Panel: Military to face tough budget cuts
WASHINGTON — Pentagon leaders warned Monday the military could face tough choices between troops’ benefits and major weapons systems as the services face likely budget cuts next year.
Gen. James Cartwright, vice chairman of the Joint Chiefs of Staff, told an audience of active and retired military at the annual Military Officers Association of America symposium that the recent economic downturn will put pressure on all branches of government to cut expenses.
That presents problems for the military in balancing health care costs, education support and other benefits with new, expensive vehicles and platforms. And, he said, at least in the short term that will mean more emphasis on equipment that is flexible and can support a host of different missions, like unmanned aerial vehicles.
"If we continue to try and strive for the exquisite on the material side to the expense of the adaptable, adjustable, modifiable, we’re going to be challenged," Cartwright said.
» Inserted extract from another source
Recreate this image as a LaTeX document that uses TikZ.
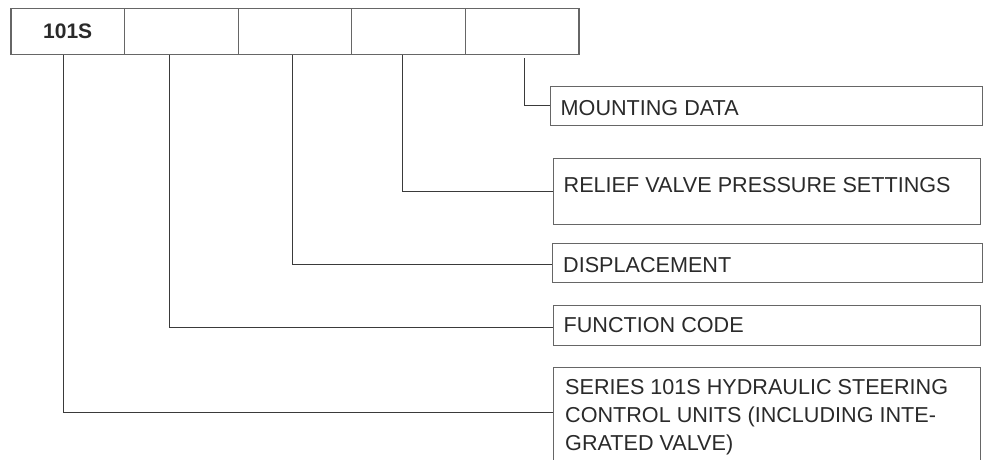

"We historically build our systems to a known threat. Where we are today is accepting the reality that the problems we’re going to face are unknown."
Vice Adm. Mark Ferguson III, chief of Naval Personnel, said the military’s health care system, defense schools network and family support services have become a "gold standard" for militaries worldwide.
"But we can’t escape the fact that the cost of investing in people is rising," he said. "We’ve reduced our (Navy) end strength since 2001 by about 46,000 people. But during that time our manpower costs rose."
Ferguson and other service leaders said officials are studying ways to reduce those entitlement costs while searching for places to trim or eliminate weapons systems expenses.
Working closer with the commercial defense industry should produce some savings, they said, but delays or reductions in equipment production is also likely. Cuts in active-duty personnel will put more responsibility on Guardsmen and reservists, but also could lead to more benefits for them.
Alan Gropman, panel moderator and professor of national security at the National Defense University, said service leaders must be careful not to choose either benefits or platforms at the expense of the other, but find a balance between the two.
"Missions are achievable … but only with capable weapons and people," he said.